Era un diálogo, como seguramente existen muchos. Los interlocutores en este caso, eran un abuelo y su nieto. Era la conversación de un octogenario, con un niño cuya edad no alcanzaba los diez años y que manifestaba un insistente deseo por conocer el mar. Ansiedad que parece haber tenido durante gran parte de su corta edad. Quería verlo, tocarlo y sumergirse en sus aguas. Hasta ahora la imagen que de él tenía, era sólo aquella que le brindaban las revistas y otros medios.

Sentía también gran atracción hacia su abuelo con quien mantenía largas conversaciones, todas dentro del marco de la fantasía infantil y en terrenos muchas veces vedados para nosotros los adultos.

El abuelo, tal vez transitando los caminos finales de su vida, era hombre que disfrutaba de pocos ingresos, los cuales, apenas le cubrían sus gastos de alimentación. Vestía ropas sencillas y calzados un tanto gastados por el uso. Desempeñaba el cargo de cobrador nocturno en un establecimiento cercano, único empleo que consiguió, gracias a que ningún joven quería llevar adelante tal ocupación. Era doloroso verlo durante altas horas de la noche y en las madrugadas, ejerciendo su labor, la cual por cierto, desempeñaba con toda formalidad, bueno, con la responsabilidad propia de los hombres que transitan caminos postreros de sus vidas. Esto reflejaba una situación injusta, lo normal sería que después de haber trabajado durante toda su vida, estuviera descansando en su lecho, bajo el techo de su casa y al calor que la familia proporciona. No como sucedía en aquellos momentos de su trabajo, sometido a la acción del frío y otras inclemencias del tiempo. Pacientemente vivía su realidad que era distinta del deber ser. Después de su trabajo y natural descanso, mantenía largas charlas con su nieto, a quien adoraba con todo su corazón y con toda su alma.

Un día que conversaban, se produjo el siguiente diálogo:

— No importa abuelo. No importa que no tengas dinero para pagar el pasaje. ¿Eso no lo podemos pagar con tu tarjeta?

El abuelo fingió una sonrisa ante aquella pregunta de su nieto. Sintió algo así como una daga de acero que le traspasó su corazón. Aquella ingenua expresión de su nieto, que fue realizada con humildad, sencillez y naturalidad, dejaba ver su inocencia.

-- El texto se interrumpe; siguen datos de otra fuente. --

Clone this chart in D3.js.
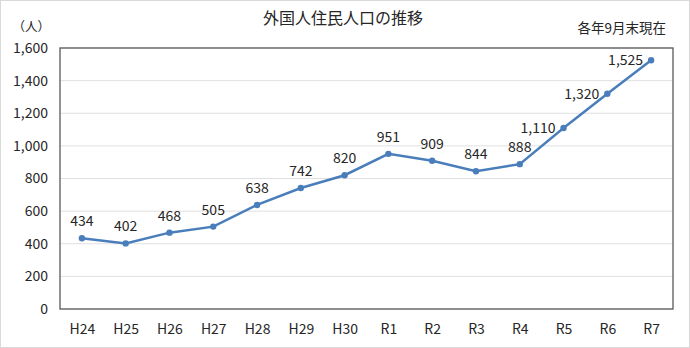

El abuelo sabía que no podría complacer a su nieto, pues no tenía dinero para sufragar esos gastos. Pensó que ni ahora ni en mucho tiempo y quizás nunca, lo podría.

Disimuladamente y por un momento, el abuelo se retiró un poco de la presencia de su nieto. Sus ojos se humedecieron y su rostro adoptó una expresión de intenso dolor.

— ¿Qué te pasa Abuelo? ¿Por qué estás así? El niño notó un cambio, inexplicable para él, en el rostro de su abuelo.

—Nada hijo, seguramente algo cayó dentro de mis ojos. No es nada.

Así fue, algo le ocurrió al abuelo y no fue precisamente dentro de sus ojos. Lo que sintió fue en su corazón. Un pedazo de su alma se había desprendido. Silenciosamente y fuera del alcance visual de su nieto, derramó unas lágrimas. Lo hizo como lloran los hombres.

Cuantos abuelos y cuántos nietos, muchos cercanos a nosotros, estarán en las mismas condiciones. Cuántos diálogos cómo éste se producirán a diario. No es posible, después de tener conocimiento de esta situación, mantener indiferencia e insensibilidad.

Queda demostrado, con esa reacción del abuelo, que los hombres sí lloran, pero lo hacen de manera diferente. Su llanto es sordo, silencioso, la expresión de su rostro es grave y sus ojos se enrojecen.

Nadie les ve derramar lágrimas ni se les oyen los sollozos, porque cuando eso ocurre, están a solas.

Cuando haya que llorar, me iré secretamente y en silencio a la orilla del mar, para que mis lágrimas se confundan con sus aguas y el eco de mi llanto, se ahogue en el estruendo romper de las olas durante su monótono y eterno vaivén.